• Set task:
Using the records below, please work out how many lines contain "this"; answer with the number alone.

• Raw data:
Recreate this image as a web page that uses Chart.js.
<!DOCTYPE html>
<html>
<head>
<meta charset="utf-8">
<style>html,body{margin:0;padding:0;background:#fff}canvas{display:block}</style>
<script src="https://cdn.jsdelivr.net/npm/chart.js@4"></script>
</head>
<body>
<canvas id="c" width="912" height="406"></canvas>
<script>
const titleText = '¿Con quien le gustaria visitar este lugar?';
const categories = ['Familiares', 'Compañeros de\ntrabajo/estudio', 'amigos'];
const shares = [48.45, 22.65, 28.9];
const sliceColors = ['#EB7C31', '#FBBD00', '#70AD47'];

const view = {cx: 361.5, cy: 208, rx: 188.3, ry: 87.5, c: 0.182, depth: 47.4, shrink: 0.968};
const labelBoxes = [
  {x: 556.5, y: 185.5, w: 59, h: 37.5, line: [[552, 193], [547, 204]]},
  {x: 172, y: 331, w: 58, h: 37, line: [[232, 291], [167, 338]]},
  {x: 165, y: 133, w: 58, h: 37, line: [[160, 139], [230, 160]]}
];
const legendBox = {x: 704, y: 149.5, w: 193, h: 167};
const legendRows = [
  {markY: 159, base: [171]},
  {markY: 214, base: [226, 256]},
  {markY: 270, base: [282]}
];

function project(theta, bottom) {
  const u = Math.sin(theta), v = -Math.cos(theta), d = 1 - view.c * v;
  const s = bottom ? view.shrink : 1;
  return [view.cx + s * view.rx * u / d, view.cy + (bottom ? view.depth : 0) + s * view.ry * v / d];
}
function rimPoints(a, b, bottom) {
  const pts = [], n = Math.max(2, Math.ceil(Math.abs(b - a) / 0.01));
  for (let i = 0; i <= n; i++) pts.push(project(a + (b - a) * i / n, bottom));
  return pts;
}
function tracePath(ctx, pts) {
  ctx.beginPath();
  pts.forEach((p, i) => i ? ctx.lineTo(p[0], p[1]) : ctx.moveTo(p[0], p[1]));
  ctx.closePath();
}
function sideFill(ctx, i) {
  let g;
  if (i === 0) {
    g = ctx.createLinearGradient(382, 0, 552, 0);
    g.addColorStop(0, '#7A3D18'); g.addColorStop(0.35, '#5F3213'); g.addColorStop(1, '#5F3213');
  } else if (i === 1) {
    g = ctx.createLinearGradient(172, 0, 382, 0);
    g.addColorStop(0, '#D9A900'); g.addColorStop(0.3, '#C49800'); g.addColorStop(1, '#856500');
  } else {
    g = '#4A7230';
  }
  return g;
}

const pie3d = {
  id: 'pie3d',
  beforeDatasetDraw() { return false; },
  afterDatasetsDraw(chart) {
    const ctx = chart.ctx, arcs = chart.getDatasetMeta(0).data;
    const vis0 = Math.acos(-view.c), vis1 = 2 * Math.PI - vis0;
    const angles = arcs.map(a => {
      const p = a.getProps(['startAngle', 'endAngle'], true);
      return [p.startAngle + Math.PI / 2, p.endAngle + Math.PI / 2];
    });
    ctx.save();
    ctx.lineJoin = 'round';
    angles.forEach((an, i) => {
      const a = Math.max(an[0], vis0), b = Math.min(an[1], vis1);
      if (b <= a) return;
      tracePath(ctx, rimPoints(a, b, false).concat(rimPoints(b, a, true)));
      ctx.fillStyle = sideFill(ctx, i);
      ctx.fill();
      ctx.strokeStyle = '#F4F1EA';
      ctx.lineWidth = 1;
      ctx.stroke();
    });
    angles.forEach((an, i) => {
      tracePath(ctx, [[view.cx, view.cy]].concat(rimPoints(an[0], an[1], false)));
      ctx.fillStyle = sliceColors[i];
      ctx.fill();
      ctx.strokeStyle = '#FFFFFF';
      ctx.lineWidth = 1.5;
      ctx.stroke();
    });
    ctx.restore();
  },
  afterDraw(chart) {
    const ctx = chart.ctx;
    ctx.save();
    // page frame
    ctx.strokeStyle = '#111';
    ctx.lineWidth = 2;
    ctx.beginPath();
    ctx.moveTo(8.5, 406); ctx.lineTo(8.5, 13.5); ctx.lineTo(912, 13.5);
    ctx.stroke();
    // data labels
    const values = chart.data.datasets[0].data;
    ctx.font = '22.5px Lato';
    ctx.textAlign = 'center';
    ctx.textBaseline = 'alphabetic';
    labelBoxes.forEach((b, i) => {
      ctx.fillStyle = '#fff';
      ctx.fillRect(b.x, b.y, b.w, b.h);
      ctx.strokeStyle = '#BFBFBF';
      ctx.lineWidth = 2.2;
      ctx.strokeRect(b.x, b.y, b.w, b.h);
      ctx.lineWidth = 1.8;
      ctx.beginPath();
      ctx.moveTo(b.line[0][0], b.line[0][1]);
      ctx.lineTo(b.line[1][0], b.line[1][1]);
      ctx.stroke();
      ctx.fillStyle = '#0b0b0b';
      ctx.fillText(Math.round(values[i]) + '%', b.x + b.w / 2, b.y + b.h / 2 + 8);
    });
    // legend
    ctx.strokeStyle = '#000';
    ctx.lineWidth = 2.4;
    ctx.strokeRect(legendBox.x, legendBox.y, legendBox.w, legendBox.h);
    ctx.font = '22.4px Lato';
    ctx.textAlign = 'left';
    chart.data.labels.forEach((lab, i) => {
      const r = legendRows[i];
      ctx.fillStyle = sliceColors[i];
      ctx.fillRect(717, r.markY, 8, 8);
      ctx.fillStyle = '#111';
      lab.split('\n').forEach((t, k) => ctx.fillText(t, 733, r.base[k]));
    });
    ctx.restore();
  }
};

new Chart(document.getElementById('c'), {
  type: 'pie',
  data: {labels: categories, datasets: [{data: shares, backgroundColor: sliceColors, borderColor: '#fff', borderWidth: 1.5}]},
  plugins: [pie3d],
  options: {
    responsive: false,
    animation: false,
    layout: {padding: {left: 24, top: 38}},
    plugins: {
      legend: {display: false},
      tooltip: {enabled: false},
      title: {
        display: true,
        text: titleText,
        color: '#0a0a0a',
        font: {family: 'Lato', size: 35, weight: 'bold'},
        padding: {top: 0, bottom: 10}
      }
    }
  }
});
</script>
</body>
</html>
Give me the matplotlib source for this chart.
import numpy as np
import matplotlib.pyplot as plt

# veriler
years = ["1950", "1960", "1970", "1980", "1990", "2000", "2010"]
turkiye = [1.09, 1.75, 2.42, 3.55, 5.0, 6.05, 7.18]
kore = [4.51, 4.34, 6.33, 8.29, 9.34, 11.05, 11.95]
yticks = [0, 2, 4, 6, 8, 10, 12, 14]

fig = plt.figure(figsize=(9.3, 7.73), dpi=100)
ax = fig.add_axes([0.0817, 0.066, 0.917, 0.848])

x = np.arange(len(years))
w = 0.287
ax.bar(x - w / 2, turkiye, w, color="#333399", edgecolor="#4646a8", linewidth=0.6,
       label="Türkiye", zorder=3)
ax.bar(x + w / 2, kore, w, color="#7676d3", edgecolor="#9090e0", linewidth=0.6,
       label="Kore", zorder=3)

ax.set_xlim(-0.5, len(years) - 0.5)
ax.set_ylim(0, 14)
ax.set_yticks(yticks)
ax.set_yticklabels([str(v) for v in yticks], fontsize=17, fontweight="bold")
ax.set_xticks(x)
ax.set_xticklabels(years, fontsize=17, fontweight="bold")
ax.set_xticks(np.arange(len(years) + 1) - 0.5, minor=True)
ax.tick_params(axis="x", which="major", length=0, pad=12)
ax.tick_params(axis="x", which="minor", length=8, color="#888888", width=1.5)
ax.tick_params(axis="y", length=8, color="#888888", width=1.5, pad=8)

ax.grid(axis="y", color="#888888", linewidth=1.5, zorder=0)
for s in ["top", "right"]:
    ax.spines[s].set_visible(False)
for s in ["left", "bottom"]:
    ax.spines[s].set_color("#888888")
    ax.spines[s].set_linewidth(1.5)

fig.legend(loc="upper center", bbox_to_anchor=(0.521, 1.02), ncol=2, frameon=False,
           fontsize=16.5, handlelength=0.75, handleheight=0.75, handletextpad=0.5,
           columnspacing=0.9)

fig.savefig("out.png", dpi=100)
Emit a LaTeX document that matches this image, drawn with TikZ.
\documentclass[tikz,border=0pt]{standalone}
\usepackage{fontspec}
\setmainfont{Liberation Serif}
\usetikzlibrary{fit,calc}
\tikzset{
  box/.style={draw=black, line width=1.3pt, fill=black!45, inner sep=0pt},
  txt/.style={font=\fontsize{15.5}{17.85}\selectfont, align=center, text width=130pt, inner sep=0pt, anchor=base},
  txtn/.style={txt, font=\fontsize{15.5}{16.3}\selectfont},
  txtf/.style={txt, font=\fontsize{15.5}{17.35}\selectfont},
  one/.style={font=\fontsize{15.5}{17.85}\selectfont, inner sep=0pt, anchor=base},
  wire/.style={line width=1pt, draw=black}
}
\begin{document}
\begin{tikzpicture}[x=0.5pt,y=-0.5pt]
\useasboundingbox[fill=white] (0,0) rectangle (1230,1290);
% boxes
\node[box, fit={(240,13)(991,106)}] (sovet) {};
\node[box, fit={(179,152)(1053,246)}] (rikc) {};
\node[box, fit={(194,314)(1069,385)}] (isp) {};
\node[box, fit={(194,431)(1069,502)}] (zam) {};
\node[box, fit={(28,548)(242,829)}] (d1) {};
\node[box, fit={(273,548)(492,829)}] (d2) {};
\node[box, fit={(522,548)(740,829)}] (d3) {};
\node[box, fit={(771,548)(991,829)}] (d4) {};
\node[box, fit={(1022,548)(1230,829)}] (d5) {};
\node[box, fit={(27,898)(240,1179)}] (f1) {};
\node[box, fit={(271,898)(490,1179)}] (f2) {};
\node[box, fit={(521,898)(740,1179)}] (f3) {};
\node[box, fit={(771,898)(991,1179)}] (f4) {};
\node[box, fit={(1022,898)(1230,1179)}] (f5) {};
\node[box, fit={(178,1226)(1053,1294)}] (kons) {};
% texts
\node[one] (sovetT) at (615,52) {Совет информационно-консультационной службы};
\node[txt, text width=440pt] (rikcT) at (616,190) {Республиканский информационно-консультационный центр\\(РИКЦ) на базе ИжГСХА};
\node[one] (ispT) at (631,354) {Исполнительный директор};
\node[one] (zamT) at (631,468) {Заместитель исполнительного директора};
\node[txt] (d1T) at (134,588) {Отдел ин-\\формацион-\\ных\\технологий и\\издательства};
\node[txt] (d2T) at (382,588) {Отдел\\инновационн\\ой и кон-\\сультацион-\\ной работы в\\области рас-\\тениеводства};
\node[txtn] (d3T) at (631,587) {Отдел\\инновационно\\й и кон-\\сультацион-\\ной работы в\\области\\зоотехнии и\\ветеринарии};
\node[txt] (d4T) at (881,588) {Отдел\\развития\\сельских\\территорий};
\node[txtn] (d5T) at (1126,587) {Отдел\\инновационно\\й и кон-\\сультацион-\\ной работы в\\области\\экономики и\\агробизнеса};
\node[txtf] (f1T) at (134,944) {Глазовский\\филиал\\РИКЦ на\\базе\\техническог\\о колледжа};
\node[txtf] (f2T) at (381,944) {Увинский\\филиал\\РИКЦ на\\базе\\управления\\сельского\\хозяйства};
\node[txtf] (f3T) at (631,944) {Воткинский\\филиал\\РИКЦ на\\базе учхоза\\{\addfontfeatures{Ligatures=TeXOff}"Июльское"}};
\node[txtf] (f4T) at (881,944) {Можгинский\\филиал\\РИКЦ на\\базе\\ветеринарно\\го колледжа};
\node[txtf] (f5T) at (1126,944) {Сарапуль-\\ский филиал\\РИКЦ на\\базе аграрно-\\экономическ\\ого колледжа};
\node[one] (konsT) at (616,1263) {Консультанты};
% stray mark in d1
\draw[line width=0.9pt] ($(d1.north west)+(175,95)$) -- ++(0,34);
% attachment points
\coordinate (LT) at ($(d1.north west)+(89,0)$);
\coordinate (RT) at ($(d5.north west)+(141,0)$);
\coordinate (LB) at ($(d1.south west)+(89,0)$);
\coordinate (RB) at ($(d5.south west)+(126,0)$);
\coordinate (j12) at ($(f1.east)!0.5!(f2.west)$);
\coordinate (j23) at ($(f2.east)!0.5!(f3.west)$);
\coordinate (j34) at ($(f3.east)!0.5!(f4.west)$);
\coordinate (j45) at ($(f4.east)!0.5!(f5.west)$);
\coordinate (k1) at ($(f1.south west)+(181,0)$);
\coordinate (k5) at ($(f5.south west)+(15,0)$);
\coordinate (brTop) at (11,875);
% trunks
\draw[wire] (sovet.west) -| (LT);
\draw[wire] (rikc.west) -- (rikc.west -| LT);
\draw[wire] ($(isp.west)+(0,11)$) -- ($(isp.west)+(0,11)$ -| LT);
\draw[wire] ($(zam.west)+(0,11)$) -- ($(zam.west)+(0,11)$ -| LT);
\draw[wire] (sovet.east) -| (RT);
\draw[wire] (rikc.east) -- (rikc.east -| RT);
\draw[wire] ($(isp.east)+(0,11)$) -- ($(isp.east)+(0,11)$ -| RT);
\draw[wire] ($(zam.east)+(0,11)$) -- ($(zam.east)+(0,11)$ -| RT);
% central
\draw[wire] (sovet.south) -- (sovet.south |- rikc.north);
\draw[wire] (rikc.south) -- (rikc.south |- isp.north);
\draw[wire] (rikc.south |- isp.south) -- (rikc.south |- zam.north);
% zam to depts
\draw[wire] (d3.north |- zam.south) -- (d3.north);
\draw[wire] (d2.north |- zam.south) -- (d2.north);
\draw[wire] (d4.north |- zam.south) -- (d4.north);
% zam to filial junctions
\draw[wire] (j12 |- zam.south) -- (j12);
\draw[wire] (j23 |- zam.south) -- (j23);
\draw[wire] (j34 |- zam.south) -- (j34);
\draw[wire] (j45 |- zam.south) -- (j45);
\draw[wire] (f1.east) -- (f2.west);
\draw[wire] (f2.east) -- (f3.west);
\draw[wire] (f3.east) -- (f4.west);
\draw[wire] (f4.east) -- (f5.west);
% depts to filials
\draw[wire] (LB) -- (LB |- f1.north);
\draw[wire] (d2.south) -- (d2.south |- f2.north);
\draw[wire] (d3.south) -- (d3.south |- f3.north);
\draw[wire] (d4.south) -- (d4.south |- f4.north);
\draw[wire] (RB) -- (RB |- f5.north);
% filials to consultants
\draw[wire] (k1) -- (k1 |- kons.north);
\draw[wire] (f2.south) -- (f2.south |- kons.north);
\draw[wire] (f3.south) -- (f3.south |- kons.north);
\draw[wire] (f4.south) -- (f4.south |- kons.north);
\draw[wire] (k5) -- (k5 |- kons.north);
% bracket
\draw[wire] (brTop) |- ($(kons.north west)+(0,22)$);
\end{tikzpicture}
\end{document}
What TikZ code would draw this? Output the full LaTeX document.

• Response to the task:
4